Today’s story, for day twenty-nine – Catskin, by Kelly Link
Read it online here:
I have been a big fan of Kelly Link for most of this century after discovering a glowing review of her collection Stranger Things Happen in Salon Magazine.
She writes in a style of updated, modern fairy tales – swimming in tides of shifting reality. These are not children’s stories, however, they are unremittingly shocking, violent, and sometimes surprisingly sexually explicit.
But like all the best fairy tales and ancient folk stories they are emotionally true and tell of longing and loss that we all feel, even if we aren’t aware of it (until we read the story).
Today’s story, Catskin, is from her second collection Magic for Beginners. It is a long tale of what happens when you poison a witch (which, by the way, you should never do).
Go out right now and buy her books. And while you are looking or waiting for them to come to you in the mail, you can go and download Stranger Things Happen (and some other stuff) for your device. I love the fact that she does this – and love even more that it doesn’t seem to hurt her sales.
Now, since witches cannot have children in the usual way — their wombs are full of straw or bricks or stones, and when they give birth, they give birth to rabbits, kittens, tadpoles, houses, silk dresses, and yet even witches must have heirs, even witches wish to be mothers — the witch had acquired her children by other means: she had stolen or bought or made them.

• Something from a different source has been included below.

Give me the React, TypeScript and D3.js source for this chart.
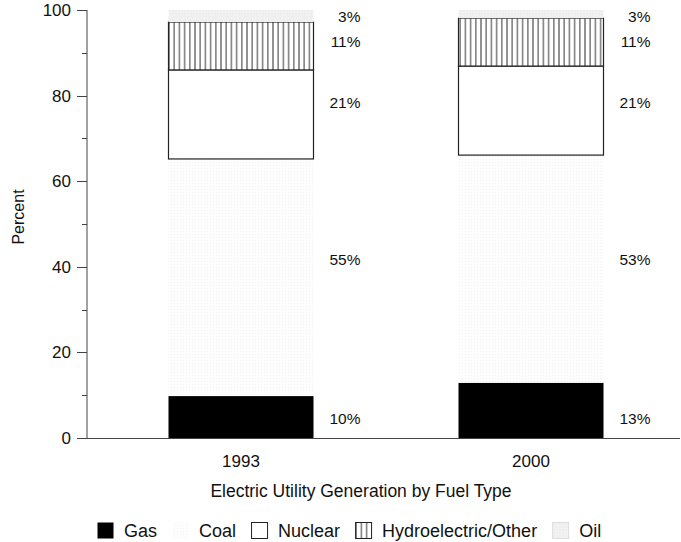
import * as d3 from 'd3'
import React, { useEffect, useRef } from 'react'

// Data
const years = ['1993', '2000']
const fuels = ['Gas', 'Coal', 'Nuclear', 'Hydroelectric/Other', 'Oil']
const gas = [9.8, 12.9]
const coal = [55.4, 53.2]
const nuclear = [20.8, 20.8]
const hydro = [11.2, 11.2]
const oil = [2.8, 1.9]
const shareLabels = [
  ['10%', '55%', '21%', '11%', '3%'],
  ['13%', '53%', '21%', '11%', '3%'],
]
const yTicks = [0, 20, 40, 60, 80, 100]

// label baselines, in percent units, one per fuel
const labelLevels = [3.3, 40.4, 77.1, 91.4, 97.2]

const FONT = '"Liberation Sans", Arial, Helvetica, sans-serif'

const App = () => {
  const svgRef = useRef<any>(null)

  useEffect(() => {
    if (!svgRef.current) return
    const svg = d3.select(svgRef.current)
    svg.selectAll('*').remove()

    const width = 681
    const height = 542
    const top = 10
    const bottom = 438
    const left = 87

    svg.attr('width', width).attr('height', height)

    // Fills
    const defs = svg.append('defs')
    const coalPat = defs.append('pattern')
      .attr('id', 'coal').attr('patternUnits', 'userSpaceOnUse')
      .attr('width', 3).attr('height', 3)
    coalPat.append('rect').attr('width', 3).attr('height', 3).attr('fill', '#fdfdfd')
    coalPat.append('rect').attr('width', 1).attr('height', 1).attr('fill', '#f4f4f4')

    const hydroPat = defs.append('pattern')
      .attr('id', 'hydro').attr('patternUnits', 'userSpaceOnUse')
      .attr('width', 5.2).attr('height', 10)
    hydroPat.append('rect').attr('width', 5.2).attr('height', 10).attr('fill', '#ffffff')
    hydroPat.append('rect').attr('x', 2).attr('width', 1.2).attr('height', 10).attr('fill', '#555555')

    const oilPat = defs.append('pattern')
      .attr('id', 'oil').attr('patternUnits', 'userSpaceOnUse')
      .attr('width', 3).attr('height', 3)
    oilPat.append('rect').attr('width', 3).attr('height', 3).attr('fill', '#efefef')
    oilPat.append('rect').attr('width', 1).attr('height', 1).attr('fill', '#f8f8f8')

    const fills = ['#000000', 'url(#coal)', '#ffffff', 'url(#hydro)', 'url(#oil)']
    const strokes = ['none', 'none', '#222222', '#222222', 'none']

    const x = d3.scaleBand().domain(years).range([96, 676])
      .paddingInner(0.5).paddingOuter(0.25)
    const y = d3.scaleLinear().domain([0, 100]).range([bottom, top])

    const table = years.map((yr, i) => ({
      year: yr,
      Gas: gas[i],
      Coal: coal[i],
      Nuclear: nuclear[i],
      'Hydroelectric/Other': hydro[i],
      Oil: oil[i],
    }))
    const stacked = d3.stack().keys(fuels)(table as any)

    // Stacked bars
    stacked.forEach((layer: any, k: number) => {
      svg.append('g')
        .selectAll('rect')
        .data(layer)
        .enter()
        .append('rect')
        .attr('x', (d: any) => x(d.data.year) as number)
        .attr('width', x.bandwidth())
        .attr('y', (d: any) => y(d[1]))
        .attr('height', (d: any) => y(d[0]) - y(d[1]))
        .attr('fill', fills[k])
        .attr('stroke', strokes[k])
        .attr('stroke-width', 1.2)
    })

    // Share labels
    years.forEach((yr, i) => {
      const xr = (x(yr) as number) + x.bandwidth() + 47
      svg.append('g')
        .selectAll('text')
        .data(shareLabels[i])
        .enter()
        .append('text')
        .attr('x', xr)
        .attr('y', (d, k) => y(labelLevels[k]))
        .attr('text-anchor', 'end')
        .attr('font-family', FONT)
        .attr('font-size', 15.5)
        .attr('fill', '#111')
        .text((d) => d)
    })

    // Y axis
    const axisColor = '#444'
    svg.append('line')
      .attr('x1', left).attr('x2', left)
      .attr('y1', top).attr('y2', bottom)
      .attr('stroke', axisColor)
    svg.append('line')
      .attr('x1', left).attr('x2', 680)
      .attr('y1', bottom + 0.5).attr('y2', bottom + 0.5)
      .attr('stroke', axisColor)

    svg.append('g')
      .selectAll('line')
      .data(d3.range(0, 101, 10))
      .enter()
      .append('line')
      .attr('x1', (d) => (d % 20 === 0 ? left - 10 : left - 5))
      .attr('x2', left)
      .attr('y1', (d) => Math.round(y(d)) + 0.5)
      .attr('y2', (d) => Math.round(y(d)) + 0.5)
      .attr('stroke', axisColor)

    svg.append('g')
      .selectAll('text')
      .data(yTicks)
      .enter()
      .append('text')
      .attr('x', left - 16)
      .attr('y', (d) => y(d) + 6)
      .attr('text-anchor', 'end')
      .attr('font-family', FONT)
      .attr('font-size', 17)
      .attr('fill', '#111')
      .text((d) => d)

    // X labels
    svg.append('g')
      .selectAll('text')
      .data(years)
      .enter()
      .append('text')
      .attr('x', (d) => (x(d) as number) + x.bandwidth() / 2)
      .attr('y', 467)
      .attr('text-anchor', 'middle')
      .attr('font-family', FONT)
      .attr('font-size', 17)
      .attr('fill', '#111')
      .text((d) => d)

    // Axis titles
    svg.append('text')
      .attr('transform', 'translate(24, 217) rotate(-90)')
      .attr('text-anchor', 'middle')
      .attr('font-family', FONT)
      .attr('font-size', 16)
      .attr('fill', '#111')
      .text('Percent')

    svg.append('text')
      .attr('x', 361)
      .attr('y', 497)
      .attr('text-anchor', 'middle')
      .attr('font-family', FONT)
      .attr('font-size', 17.5)
      .attr('fill', '#111')
      .text('Electric Utility Generation by Fuel Type')

    // Legend, laid out by measured text width
    const legend = svg.append('g')
    let cursor = 97
    const legendStrokes = ['none', 'none', '#222222', '#222222', '#dddddd']
    fuels.forEach((f, k) => {
      legend.append('rect')
        .attr('x', cursor + 0.5).attr('y', 522.5)
        .attr('width', 16).attr('height', 16)
        .attr('fill', fills[k])
        .attr('stroke', legendStrokes[k])
      const t = legend.append('text')
        .attr('x', cursor + 27)
        .attr('y', 537)
        .attr('font-family', FONT)
        .attr('font-size', 18)
        .attr('fill', '#111')
        .text(f)
      const w = (t.node() as any).getComputedTextLength()
      cursor = cursor + 27 + w + 15
    })
  }, [])

  return (
    <svg ref={svgRef} style={{ position: 'absolute', left: 0, top: 0 }}></svg>
  )
}

export default App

She’d had a passion for children with a certain color of red hair. Twins she had never been able to abide (they were the wrong kind of magic) although she’d sometimes attempted to match up sets of children, as though she had been putting together a chess set, and not a family. If you were to say a witch’s chess set, instead of a witch’s family, there would be some truth in that. Perhaps this is true of other families as well.
One girl she had grown like a cyst, upon her thigh. Other children she had made out of things in her garden, or bits of trash that the cats brought her: aluminum foil with strings of chicken fat still crusted to it, broken television sets, cardboard boxes that the neighbors had thrown out. She had always been a thrifty witch.
Some of these children had run away and others had died. Some of them she had simply misplaced, or accidentally left behind on buses. It is to be hoped that these children were later adopted into good homes, or reunited with their natural parents. If you are looking for a happy ending in this story, then perhaps you should stop reading here and picture these children, these parents, their reunions.